- **Written instruction**
Write out exactly, please, every line from the beginning of the entries to the line holding "const dCtrl=['+','–'];", and no pictures.

- **Stored rows**

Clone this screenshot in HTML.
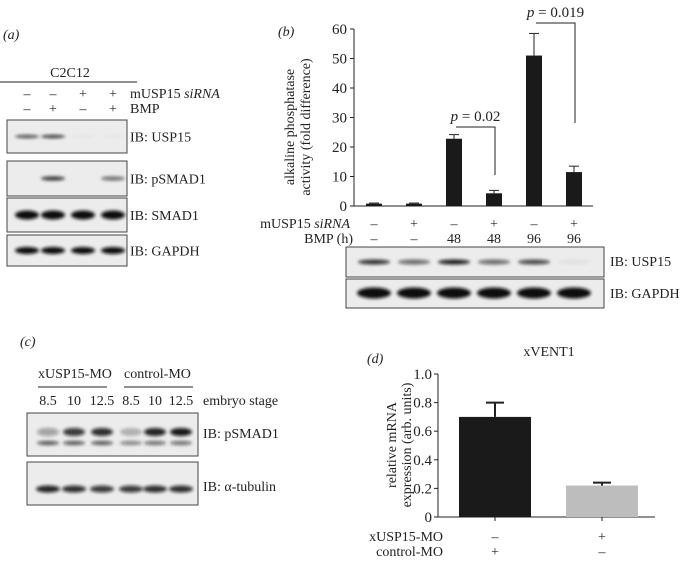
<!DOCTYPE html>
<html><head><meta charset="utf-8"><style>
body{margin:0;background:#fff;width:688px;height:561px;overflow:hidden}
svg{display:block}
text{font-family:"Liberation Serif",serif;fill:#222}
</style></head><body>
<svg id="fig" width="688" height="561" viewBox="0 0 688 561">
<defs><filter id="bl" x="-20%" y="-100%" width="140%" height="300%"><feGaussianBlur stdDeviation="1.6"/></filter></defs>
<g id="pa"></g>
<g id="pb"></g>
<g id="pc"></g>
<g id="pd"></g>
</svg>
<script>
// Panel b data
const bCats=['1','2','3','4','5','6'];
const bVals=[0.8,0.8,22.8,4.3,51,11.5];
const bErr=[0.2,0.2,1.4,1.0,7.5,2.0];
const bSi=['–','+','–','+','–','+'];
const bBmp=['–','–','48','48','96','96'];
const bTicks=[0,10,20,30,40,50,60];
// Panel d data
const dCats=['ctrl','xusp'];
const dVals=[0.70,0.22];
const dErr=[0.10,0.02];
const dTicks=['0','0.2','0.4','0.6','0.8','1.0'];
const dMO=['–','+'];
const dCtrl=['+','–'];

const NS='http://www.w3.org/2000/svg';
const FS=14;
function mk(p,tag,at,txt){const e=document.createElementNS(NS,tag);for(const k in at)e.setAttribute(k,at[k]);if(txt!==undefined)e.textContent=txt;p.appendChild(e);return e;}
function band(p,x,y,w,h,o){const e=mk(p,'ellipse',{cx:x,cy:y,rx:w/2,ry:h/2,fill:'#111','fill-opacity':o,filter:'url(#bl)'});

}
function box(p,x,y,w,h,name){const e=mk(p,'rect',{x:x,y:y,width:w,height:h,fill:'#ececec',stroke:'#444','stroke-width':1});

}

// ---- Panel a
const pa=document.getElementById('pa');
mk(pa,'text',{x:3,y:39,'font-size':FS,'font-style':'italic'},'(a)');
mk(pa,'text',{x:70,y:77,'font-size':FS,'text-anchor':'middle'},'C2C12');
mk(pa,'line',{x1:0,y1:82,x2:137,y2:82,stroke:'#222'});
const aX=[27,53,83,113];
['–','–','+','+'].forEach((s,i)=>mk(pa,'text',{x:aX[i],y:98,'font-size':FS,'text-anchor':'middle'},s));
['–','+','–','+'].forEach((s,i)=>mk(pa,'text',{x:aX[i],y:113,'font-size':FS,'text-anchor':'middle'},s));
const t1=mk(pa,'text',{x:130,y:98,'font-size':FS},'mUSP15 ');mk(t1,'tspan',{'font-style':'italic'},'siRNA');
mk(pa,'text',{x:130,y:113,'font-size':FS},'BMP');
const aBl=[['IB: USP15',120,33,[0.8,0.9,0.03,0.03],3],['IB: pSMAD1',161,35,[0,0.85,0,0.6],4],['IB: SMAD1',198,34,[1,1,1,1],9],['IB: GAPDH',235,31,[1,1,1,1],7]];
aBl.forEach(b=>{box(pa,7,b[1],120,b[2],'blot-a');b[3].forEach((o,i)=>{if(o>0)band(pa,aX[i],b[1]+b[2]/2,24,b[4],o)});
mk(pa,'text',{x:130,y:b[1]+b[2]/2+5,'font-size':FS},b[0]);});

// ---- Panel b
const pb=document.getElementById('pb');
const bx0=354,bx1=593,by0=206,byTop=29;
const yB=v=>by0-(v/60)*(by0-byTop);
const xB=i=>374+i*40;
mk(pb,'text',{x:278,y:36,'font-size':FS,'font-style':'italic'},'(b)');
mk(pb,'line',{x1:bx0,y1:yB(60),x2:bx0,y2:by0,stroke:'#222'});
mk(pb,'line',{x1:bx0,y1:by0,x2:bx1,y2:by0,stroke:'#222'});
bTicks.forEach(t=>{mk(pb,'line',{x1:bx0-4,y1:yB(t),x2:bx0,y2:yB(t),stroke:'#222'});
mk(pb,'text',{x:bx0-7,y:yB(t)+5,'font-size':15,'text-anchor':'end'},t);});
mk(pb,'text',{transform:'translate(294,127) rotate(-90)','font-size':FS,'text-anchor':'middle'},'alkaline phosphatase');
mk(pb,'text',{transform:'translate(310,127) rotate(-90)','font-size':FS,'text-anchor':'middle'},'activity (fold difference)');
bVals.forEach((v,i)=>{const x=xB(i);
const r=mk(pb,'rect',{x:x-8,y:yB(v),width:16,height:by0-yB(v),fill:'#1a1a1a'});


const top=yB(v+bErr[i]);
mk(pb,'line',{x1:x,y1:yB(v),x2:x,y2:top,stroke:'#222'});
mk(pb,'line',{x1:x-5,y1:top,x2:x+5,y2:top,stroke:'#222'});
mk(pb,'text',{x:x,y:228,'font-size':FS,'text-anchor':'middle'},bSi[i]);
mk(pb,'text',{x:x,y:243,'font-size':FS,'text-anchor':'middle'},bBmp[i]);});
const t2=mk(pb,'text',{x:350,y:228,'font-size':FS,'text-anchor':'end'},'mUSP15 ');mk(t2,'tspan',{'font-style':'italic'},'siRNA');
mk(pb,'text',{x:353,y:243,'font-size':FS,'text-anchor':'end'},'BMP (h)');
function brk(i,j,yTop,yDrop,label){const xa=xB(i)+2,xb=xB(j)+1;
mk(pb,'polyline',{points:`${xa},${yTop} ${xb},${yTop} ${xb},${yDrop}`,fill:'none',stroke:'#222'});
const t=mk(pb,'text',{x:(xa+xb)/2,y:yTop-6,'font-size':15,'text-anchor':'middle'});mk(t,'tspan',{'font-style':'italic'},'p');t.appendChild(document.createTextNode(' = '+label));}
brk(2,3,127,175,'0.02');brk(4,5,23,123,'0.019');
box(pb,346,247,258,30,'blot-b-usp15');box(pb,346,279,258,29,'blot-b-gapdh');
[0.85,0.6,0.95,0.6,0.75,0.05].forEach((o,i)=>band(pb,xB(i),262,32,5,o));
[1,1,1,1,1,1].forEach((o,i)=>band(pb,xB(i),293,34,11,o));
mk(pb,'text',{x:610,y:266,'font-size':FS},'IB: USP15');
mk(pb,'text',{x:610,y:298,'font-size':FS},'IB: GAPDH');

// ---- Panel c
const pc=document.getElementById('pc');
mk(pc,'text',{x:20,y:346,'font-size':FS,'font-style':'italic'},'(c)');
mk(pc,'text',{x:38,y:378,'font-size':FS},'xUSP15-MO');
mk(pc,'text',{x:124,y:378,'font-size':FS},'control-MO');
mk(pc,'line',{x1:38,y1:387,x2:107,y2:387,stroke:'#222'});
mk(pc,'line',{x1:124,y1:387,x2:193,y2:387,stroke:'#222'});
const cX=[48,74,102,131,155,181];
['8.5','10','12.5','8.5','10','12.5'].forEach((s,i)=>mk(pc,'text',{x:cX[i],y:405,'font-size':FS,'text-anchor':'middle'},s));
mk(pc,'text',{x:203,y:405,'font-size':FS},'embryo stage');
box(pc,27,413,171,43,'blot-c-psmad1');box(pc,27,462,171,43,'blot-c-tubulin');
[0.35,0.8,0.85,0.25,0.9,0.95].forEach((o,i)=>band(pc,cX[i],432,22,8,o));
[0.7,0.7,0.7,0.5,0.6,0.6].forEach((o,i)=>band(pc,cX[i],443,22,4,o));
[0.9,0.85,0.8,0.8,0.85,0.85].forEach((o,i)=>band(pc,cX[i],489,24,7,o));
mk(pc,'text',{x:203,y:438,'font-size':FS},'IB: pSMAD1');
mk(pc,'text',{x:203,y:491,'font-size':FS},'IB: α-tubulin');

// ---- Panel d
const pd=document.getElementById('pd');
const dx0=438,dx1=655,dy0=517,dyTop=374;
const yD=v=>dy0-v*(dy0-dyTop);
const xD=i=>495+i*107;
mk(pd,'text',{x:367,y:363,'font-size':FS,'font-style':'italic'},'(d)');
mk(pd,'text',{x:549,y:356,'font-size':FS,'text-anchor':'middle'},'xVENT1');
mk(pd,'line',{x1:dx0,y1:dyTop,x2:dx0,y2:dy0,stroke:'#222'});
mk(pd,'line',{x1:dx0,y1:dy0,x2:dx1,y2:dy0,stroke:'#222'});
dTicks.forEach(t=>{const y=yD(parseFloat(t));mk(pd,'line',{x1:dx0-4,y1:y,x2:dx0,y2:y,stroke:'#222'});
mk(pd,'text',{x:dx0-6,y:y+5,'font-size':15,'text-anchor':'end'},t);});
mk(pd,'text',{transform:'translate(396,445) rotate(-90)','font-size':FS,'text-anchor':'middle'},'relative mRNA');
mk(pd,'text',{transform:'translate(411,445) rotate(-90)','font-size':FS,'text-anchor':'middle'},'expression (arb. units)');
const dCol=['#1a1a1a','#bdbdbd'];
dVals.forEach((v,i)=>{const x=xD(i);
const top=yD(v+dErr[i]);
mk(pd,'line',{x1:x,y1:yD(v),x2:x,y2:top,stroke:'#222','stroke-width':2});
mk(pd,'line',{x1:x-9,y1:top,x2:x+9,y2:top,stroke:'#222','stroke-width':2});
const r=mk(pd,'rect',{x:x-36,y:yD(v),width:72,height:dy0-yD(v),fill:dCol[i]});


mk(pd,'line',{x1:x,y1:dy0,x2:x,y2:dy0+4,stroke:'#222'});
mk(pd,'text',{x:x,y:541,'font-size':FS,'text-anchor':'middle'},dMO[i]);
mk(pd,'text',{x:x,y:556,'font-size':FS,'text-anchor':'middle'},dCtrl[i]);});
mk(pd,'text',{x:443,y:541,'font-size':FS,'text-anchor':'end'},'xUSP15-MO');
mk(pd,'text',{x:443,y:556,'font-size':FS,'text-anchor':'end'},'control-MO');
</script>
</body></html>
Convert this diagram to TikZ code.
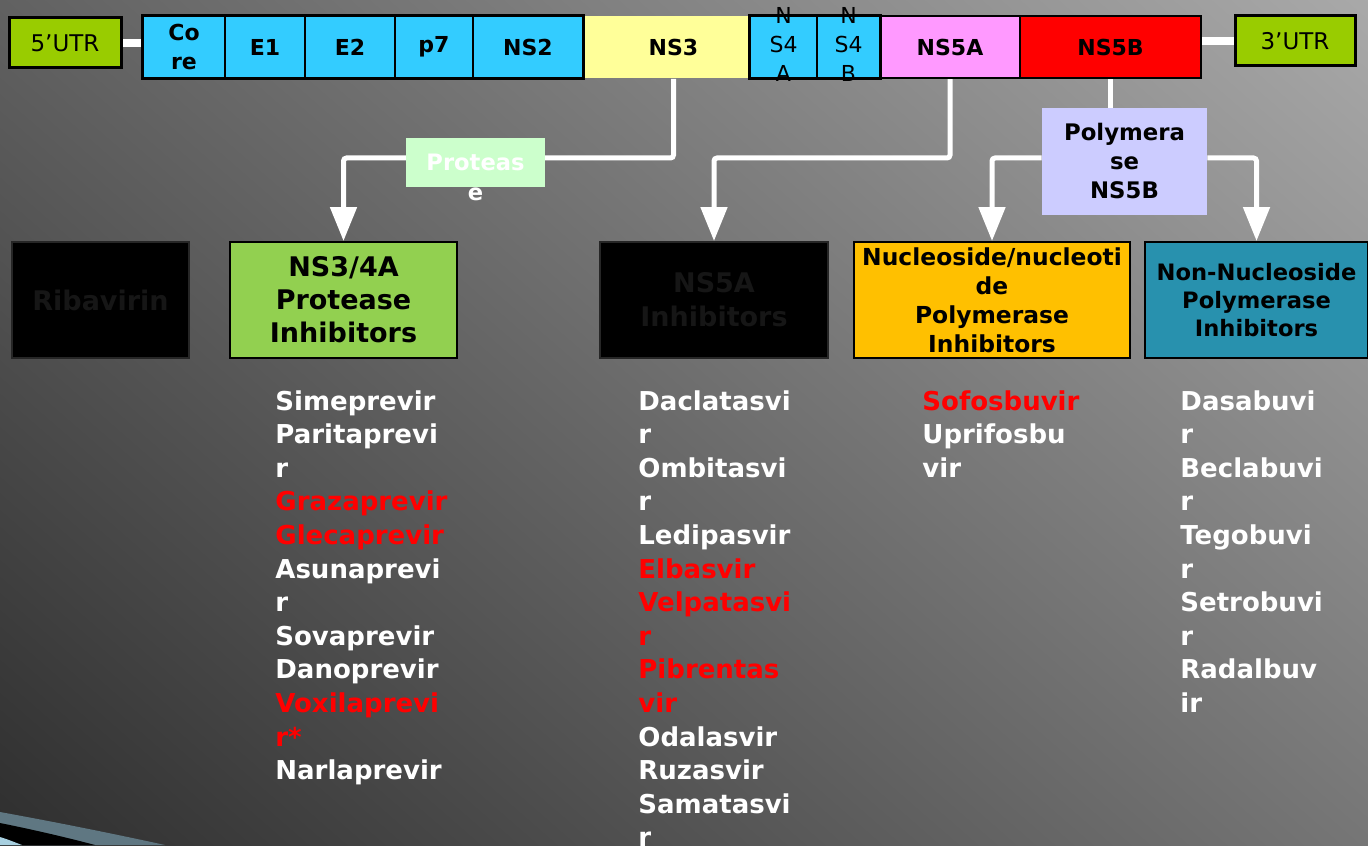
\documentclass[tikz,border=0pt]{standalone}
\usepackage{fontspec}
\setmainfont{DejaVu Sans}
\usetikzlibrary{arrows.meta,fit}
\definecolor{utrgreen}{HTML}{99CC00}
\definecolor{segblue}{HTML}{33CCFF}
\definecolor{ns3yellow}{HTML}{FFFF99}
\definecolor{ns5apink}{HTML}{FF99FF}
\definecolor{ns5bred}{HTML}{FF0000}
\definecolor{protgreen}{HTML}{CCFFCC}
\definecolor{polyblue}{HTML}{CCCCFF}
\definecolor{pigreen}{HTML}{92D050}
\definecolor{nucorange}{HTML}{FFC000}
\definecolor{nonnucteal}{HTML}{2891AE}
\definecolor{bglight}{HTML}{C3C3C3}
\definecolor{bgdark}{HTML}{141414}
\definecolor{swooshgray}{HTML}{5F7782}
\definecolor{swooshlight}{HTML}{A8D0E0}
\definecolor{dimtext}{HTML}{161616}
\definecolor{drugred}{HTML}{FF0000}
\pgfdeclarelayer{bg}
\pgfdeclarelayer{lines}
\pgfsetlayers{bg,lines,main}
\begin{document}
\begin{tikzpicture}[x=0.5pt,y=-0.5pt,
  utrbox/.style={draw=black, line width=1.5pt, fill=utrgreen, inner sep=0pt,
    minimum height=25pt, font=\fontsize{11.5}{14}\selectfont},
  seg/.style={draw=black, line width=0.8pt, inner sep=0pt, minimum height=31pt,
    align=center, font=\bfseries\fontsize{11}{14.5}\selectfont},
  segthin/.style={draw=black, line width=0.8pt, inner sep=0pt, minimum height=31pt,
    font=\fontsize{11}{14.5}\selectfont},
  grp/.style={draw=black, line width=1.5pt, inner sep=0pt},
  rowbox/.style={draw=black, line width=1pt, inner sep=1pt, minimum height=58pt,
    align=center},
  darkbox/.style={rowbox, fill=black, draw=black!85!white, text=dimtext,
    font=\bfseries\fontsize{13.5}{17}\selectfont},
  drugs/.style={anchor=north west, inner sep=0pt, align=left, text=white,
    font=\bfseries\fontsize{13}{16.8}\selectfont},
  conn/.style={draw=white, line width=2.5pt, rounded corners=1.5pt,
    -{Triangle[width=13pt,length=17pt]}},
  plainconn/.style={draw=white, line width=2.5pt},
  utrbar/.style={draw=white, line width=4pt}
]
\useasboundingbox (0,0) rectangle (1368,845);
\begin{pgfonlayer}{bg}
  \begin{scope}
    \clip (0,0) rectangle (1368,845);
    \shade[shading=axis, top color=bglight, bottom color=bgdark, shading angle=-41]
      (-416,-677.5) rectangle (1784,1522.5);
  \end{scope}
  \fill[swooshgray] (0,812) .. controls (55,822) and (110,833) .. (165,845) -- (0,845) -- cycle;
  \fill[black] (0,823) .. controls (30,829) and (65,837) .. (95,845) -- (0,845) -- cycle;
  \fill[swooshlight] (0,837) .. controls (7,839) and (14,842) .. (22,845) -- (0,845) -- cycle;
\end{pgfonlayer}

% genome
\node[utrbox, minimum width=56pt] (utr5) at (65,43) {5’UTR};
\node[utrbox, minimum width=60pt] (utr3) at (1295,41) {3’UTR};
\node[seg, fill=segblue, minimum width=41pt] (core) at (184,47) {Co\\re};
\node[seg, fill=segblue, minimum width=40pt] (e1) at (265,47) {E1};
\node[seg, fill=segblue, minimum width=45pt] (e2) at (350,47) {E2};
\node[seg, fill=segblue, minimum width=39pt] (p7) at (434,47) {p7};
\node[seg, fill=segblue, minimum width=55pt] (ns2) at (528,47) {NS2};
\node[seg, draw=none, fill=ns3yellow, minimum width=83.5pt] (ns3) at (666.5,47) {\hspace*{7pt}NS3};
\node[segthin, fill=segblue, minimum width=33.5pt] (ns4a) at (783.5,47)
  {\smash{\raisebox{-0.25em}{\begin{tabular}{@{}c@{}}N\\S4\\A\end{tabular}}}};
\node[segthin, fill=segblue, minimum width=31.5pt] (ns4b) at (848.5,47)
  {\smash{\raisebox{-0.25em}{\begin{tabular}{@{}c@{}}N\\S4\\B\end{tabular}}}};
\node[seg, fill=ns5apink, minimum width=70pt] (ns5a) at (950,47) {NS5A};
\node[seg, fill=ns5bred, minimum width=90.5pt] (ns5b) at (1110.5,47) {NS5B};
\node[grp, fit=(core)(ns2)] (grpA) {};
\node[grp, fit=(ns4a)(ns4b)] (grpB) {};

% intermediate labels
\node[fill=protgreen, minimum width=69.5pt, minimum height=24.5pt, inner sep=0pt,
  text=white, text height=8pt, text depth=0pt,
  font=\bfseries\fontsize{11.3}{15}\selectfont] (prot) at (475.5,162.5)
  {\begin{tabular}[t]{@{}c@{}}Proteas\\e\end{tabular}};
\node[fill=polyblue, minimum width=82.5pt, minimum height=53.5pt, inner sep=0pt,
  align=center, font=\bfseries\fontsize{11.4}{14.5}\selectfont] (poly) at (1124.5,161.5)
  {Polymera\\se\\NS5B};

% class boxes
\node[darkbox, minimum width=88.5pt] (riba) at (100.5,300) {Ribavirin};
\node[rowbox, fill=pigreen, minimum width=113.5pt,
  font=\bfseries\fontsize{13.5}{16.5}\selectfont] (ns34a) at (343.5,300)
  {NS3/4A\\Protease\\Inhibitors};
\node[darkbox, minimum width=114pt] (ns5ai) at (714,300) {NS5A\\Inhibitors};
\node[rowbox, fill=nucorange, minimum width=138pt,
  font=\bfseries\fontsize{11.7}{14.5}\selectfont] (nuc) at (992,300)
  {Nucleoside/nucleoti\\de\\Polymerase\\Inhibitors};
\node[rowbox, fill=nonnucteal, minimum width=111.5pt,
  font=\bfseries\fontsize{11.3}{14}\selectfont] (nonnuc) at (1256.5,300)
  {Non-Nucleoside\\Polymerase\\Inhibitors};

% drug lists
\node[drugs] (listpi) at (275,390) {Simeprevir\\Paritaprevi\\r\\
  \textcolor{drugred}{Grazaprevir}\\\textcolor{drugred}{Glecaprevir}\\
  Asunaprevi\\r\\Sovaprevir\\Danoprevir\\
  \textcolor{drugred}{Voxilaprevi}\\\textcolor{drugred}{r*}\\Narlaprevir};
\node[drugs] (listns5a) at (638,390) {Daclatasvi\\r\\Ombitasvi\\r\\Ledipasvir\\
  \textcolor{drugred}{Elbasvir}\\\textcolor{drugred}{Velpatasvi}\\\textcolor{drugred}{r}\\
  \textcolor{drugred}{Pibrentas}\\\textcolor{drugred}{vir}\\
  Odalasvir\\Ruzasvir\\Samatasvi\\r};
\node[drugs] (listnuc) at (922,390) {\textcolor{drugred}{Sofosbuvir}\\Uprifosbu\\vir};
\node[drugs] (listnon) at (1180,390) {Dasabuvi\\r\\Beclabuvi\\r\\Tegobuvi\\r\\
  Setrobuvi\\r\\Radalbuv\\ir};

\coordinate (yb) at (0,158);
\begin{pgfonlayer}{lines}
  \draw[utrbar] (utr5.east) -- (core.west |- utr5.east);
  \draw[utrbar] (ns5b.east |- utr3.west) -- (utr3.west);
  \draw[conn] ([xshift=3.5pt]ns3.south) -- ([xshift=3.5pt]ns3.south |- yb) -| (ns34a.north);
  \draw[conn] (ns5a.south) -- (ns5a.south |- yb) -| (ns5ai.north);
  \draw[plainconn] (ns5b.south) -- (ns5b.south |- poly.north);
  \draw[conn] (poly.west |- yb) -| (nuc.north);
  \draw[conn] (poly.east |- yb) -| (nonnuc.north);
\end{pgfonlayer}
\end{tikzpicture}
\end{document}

- **Task response**
Clone this screenshot in HTML.
<!DOCTYPE html>
<html><head><meta charset="utf-8"><style>
body{margin:0;background:#fff;width:688px;height:561px;overflow:hidden}
svg{display:block}
text{font-family:"Liberation Serif",serif;fill:#222}
</style></head><body>
<svg id="fig" width="688" height="561" viewBox="0 0 688 561">
<defs><filter id="bl" x="-20%" y="-100%" width="140%" height="300%"><feGaussianBlur stdDeviation="1.6"/></filter></defs>
<g id="pa"></g>
<g id="pb"></g>
<g id="pc"></g>
<g id="pd"></g>
</svg>
<script>
// Panel b data
const bCats=['1','2','3','4','5','6'];
const bVals=[0.8,0.8,22.8,4.3,51,11.5];
const bErr=[0.2,0.2,1.4,1.0,7.5,2.0];
const bSi=['–','+','–','+','–','+'];
const bBmp=['–','–','48','48','96','96'];
const bTicks=[0,10,20,30,40,50,60];
// Panel d data
const dCats=['ctrl','xusp'];
const dVals=[0.70,0.22];
const dErr=[0.10,0.02];
const dTicks=['0','0.2','0.4','0.6','0.8','1.0'];
const dMO=['–','+'];
const dCtrl=['+','–'];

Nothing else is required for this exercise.